- [Problem to solve] Retype the listing below line for line, but only from the line with "Clone this chart in matplotlib." down to the line with "plt.rcParams['font.family'] = ['Liberation Sans', 'DejaVu", inclusive. Pictures stay out.

-- Start --

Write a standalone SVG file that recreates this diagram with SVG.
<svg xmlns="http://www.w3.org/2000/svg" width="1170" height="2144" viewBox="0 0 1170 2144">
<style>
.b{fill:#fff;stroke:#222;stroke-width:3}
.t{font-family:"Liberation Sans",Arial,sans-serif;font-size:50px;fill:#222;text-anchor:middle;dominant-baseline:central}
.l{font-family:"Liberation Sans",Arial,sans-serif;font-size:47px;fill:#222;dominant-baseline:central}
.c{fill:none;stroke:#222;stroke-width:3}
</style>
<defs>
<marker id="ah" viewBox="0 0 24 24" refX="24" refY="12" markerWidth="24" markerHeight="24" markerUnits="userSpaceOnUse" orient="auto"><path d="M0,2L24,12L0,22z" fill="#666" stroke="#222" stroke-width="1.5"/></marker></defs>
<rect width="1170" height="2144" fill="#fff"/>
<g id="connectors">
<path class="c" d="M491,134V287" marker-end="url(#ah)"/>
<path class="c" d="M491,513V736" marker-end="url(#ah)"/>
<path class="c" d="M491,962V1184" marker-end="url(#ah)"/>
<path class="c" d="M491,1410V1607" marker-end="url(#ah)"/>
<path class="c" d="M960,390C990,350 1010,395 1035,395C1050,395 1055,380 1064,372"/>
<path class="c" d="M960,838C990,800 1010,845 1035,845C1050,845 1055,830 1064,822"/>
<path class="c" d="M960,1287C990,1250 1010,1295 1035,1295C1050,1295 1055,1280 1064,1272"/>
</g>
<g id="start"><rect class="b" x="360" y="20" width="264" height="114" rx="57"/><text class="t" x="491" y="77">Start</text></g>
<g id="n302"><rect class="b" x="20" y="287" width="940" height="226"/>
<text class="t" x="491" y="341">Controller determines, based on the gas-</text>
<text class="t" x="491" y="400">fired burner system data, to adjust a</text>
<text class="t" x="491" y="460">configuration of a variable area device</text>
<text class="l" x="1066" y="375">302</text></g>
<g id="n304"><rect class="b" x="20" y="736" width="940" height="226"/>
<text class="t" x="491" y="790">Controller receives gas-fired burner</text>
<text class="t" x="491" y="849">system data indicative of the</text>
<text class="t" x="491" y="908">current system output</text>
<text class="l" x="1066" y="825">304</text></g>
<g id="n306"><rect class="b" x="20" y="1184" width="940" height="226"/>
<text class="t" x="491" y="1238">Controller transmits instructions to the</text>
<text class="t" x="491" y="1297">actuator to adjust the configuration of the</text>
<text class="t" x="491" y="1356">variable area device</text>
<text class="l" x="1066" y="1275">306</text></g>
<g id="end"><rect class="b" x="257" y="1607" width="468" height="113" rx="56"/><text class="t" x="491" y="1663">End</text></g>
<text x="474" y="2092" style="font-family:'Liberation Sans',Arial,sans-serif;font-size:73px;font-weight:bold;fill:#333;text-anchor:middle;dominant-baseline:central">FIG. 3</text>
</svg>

-- End --
-- Start --

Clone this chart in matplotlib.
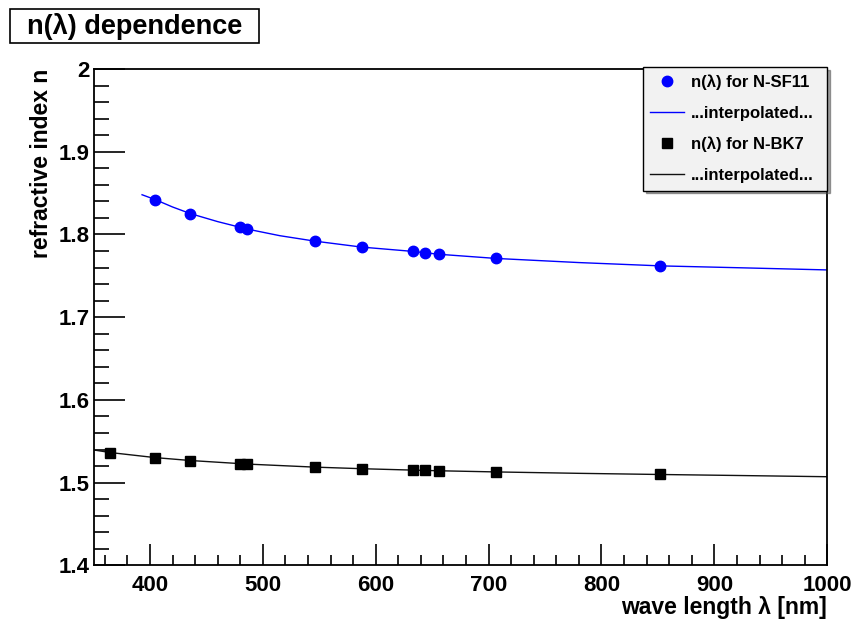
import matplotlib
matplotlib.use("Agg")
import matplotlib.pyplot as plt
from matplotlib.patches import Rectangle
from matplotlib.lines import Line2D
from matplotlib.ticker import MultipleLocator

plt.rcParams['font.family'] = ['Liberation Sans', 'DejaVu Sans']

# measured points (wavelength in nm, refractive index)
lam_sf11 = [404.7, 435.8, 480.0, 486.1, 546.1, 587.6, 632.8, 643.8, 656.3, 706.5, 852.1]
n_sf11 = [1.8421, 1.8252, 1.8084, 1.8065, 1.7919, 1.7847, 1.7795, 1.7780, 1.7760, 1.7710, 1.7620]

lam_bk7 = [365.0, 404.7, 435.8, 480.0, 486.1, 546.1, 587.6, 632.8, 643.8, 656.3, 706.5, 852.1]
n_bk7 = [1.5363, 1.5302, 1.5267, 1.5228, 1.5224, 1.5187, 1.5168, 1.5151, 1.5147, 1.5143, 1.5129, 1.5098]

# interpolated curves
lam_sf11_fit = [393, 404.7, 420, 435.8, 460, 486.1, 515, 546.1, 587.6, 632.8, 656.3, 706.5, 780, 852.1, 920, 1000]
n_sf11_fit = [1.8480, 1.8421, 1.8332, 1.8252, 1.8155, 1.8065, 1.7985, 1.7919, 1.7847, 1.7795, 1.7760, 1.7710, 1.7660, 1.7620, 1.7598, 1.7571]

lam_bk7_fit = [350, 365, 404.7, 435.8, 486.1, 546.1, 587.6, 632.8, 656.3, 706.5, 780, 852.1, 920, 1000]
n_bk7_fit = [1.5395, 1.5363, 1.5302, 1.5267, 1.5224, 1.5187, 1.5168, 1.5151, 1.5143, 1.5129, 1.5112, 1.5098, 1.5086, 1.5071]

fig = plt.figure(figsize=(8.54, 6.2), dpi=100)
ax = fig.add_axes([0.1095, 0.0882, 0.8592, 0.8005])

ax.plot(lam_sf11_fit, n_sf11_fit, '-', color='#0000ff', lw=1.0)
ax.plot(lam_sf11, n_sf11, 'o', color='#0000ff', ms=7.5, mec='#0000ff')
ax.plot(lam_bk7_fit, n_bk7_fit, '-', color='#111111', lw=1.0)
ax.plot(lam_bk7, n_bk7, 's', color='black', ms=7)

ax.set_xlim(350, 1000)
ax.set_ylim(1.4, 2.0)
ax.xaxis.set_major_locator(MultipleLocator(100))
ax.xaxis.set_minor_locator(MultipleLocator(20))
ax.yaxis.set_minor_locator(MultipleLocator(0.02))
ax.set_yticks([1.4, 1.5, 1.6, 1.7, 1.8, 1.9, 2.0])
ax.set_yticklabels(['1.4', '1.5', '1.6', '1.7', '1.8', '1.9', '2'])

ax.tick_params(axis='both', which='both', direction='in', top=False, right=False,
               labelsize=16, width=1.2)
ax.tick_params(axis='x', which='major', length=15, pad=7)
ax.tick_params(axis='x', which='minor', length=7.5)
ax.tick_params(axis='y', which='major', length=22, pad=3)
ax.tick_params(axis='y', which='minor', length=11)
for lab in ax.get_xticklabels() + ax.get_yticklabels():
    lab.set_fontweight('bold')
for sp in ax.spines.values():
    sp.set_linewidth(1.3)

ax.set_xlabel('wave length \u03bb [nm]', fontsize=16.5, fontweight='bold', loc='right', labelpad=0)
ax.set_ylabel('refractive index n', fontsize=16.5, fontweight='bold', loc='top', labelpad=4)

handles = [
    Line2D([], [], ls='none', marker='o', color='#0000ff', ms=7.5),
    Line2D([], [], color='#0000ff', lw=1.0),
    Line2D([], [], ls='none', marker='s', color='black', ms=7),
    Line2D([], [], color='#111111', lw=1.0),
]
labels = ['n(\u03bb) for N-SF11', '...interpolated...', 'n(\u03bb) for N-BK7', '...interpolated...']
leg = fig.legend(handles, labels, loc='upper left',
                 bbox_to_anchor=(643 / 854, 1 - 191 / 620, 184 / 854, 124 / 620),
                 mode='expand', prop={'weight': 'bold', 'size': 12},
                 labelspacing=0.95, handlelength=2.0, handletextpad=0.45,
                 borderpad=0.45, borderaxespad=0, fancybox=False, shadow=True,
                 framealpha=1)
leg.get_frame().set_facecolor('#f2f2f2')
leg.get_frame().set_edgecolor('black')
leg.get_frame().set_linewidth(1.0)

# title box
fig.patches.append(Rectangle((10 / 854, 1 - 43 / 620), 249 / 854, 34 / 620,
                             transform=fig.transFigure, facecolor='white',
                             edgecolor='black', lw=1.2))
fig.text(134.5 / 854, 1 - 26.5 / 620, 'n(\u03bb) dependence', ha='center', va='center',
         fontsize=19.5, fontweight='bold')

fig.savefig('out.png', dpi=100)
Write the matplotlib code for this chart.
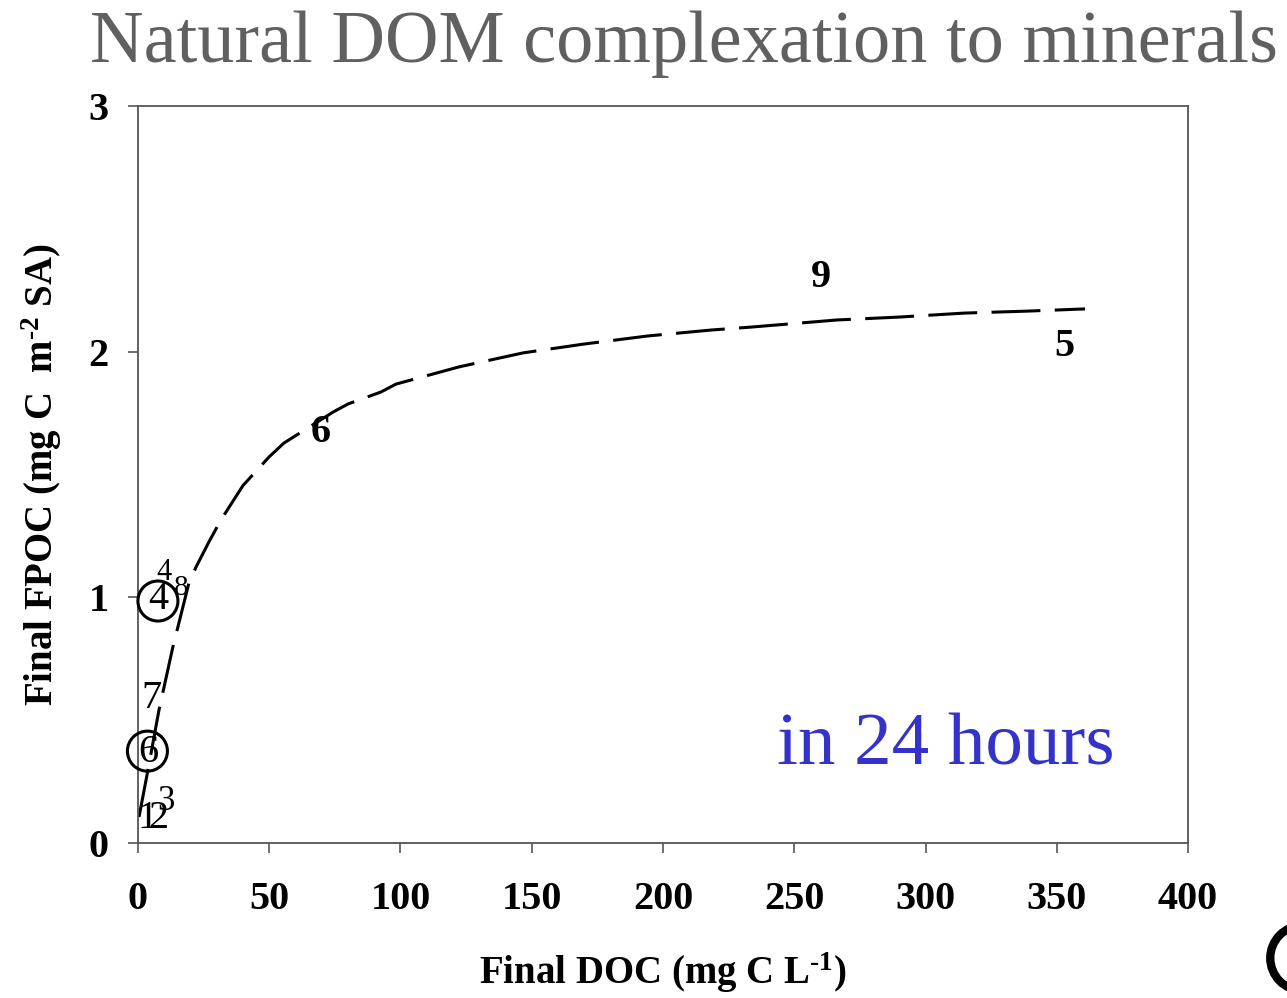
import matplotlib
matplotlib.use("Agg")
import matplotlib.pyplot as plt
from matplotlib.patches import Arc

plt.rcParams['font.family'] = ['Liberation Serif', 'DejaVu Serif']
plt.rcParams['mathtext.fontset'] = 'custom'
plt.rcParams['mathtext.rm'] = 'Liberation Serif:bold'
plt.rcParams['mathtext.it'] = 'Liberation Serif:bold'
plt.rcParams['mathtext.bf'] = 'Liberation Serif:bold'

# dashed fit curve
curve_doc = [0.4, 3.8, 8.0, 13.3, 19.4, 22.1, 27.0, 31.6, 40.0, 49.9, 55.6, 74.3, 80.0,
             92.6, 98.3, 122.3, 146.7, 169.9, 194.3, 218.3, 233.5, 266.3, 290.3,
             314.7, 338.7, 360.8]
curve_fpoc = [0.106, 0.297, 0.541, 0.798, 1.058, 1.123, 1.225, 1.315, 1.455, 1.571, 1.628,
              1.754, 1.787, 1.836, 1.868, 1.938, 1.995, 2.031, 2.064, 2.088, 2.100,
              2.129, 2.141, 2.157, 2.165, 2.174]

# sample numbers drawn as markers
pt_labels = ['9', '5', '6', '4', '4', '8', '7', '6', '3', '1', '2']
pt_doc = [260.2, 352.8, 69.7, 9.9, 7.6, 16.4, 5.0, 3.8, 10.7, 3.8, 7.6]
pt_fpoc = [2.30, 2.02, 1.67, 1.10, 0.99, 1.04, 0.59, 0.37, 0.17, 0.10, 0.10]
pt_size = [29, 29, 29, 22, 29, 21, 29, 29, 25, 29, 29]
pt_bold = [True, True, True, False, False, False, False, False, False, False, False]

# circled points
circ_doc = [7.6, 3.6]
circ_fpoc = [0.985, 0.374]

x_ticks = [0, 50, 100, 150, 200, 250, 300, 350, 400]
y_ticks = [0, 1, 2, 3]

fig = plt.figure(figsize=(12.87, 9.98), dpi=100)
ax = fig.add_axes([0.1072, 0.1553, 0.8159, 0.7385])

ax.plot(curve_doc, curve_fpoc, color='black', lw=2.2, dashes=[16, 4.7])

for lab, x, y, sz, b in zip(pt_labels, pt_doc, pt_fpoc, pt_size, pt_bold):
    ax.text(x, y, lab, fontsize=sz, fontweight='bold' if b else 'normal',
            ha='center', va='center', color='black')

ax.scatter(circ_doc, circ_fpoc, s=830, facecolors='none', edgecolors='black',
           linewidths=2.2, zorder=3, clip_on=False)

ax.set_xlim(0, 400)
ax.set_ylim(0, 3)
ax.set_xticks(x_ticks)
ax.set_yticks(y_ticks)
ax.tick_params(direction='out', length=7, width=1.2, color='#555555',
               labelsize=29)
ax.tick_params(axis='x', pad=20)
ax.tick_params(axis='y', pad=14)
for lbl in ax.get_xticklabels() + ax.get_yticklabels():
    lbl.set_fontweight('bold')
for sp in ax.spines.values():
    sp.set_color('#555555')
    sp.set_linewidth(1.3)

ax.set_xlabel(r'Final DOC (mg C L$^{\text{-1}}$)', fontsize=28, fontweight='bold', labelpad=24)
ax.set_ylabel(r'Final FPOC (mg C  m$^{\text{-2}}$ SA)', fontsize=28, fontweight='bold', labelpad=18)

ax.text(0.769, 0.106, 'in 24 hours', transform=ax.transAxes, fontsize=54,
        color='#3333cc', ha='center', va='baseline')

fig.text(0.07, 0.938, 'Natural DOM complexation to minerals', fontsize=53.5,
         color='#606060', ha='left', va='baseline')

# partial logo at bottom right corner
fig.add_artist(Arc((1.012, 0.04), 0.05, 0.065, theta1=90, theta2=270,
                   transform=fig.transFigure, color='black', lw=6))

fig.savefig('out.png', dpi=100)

-- End --

- [Answer in full]
Clone this chart in matplotlib.
import matplotlib
matplotlib.use("Agg")
import matplotlib.pyplot as plt
from matplotlib.patches import Rectangle
from matplotlib.lines import Line2D
from matplotlib.ticker import MultipleLocator

plt.rcParams['font.family'] = ['Liberation Sans', 'DejaVu Sans']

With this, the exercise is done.